Catching criminals from the comfort of the dorm
By Joshua Henreckson | Contributor
Spare time can be hard to come by at Taylor. For an introvert like me, the daily routine on campus can often feel like walking a tightrope between academic and social commitments. And sleep? Forget about it.
So what happens when you also need to fit a job into the mix? Most students turn to on-campus employment, but I’ve taken a different approach.
For the past three and a half years, I’ve worked for a company called Next Wave Security Solutions. If you don’t own a fast food restaurant, you’ve probably never heard of it. Next Wave monitors security footage from fast food chains like Burger King and Hardee’s to prevent employee theft.
From the outside, fast food drive-thru service might seem very mechanical and streamlined, but many restaurants are full of human error. Sometimes this is accidental, but occasionally employees intentionally leverage these loopholes to drain cash out of the system and into their pockets.
All of these restaurants have security recordings of each food order they fill, but most of the time this potential evidence goes to waste. That’s where I come in.
Next Wave hired me as a remote employee, which means I’m usually wrapped in a blanket on my bed and sipping tea while I work. I’m assigned a handful of restaurants each week, and I can log in at any time to review their footage. Thankfully, a computer program highlights clips of any suspicious orders, such as refunds or orders where customers receive free food from unusual discounts. Using these recordings, I can get a good sense of what’s happened over the last week in about two hours.

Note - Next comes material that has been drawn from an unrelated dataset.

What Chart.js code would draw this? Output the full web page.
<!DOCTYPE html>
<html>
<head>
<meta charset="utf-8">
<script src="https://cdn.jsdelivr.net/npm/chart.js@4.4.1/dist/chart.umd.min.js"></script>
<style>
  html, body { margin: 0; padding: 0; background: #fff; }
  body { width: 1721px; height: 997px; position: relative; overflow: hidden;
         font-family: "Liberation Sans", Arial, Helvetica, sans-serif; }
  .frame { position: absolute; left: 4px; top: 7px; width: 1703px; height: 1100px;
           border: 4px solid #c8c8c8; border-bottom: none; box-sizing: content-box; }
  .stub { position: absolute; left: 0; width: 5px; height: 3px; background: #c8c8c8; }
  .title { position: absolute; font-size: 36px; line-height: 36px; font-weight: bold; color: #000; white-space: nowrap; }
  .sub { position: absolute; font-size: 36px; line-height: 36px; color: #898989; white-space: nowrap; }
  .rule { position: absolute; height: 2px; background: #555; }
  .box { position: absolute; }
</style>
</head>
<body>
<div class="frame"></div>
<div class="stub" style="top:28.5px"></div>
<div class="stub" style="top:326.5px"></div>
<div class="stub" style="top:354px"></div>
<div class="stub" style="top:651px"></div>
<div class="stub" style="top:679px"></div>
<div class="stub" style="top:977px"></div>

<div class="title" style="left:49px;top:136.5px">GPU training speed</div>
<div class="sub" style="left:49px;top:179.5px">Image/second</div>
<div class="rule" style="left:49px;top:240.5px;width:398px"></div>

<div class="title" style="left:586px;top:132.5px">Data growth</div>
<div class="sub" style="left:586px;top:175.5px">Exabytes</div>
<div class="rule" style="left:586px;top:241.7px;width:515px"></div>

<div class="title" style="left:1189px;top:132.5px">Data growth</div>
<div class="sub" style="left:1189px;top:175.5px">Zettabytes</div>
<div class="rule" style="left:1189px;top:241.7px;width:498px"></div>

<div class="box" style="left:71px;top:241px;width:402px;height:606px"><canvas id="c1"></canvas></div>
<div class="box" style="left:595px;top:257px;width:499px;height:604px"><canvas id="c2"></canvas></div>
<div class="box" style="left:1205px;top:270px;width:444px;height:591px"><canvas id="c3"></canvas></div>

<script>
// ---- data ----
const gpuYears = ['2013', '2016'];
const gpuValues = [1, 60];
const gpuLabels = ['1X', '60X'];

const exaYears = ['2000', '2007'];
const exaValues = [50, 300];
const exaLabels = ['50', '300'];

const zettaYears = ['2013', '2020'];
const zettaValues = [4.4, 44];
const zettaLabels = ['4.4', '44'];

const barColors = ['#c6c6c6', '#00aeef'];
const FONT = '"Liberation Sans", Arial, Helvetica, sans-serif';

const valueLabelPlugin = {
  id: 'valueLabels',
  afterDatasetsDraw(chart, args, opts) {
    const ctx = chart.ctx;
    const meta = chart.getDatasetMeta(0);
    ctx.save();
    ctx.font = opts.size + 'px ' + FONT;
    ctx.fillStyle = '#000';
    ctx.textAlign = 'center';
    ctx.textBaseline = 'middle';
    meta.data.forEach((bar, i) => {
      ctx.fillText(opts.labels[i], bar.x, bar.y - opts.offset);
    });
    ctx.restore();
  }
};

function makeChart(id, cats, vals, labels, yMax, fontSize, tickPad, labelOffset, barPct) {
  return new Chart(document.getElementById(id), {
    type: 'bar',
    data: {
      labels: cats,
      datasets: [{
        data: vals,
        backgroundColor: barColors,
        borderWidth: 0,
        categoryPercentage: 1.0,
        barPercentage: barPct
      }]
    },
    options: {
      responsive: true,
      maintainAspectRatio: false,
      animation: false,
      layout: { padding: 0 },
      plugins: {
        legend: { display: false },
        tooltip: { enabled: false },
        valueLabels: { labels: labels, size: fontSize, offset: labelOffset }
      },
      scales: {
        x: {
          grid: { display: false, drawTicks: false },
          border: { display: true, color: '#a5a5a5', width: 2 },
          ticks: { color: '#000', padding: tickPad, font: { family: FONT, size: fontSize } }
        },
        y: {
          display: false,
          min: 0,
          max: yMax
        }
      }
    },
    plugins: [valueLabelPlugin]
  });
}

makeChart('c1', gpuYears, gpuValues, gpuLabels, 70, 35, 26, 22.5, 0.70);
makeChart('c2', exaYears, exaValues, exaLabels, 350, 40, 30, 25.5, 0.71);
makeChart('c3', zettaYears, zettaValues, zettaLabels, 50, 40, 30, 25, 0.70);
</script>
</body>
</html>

You might think that watching security footage for several hours would become mind-numbingly boring. To some extent, you’d be right. Fortunately, though, strange situations often pop up to make the job interesting for me.
My biggest bust came just a few months into the job, at a burger fast food chain. Half the team was in on the scam, including several managers and at least a half dozen employees. Each day they stole hundreds of dollars, collected the cash, and handed it out the drive through window in paper bags at night.
Every once in a while, I’d find myself watching squabbles between employees and customers forced to wait longer than usual. Generally they would only exchange harsh words, which I couldn’t hear because the security footage doesn’t record sound. Sometimes, customers would snap and throw drinks and cold fries back through the product window. Once a customer followed this up by trying to punch an employee.
Working for Next Wave has been an unusual but rewarding experience. And while I don’t know if I’ll ever get a full night of sleep at Taylor, the job has helped me walk the tightrope better than I could have otherwise.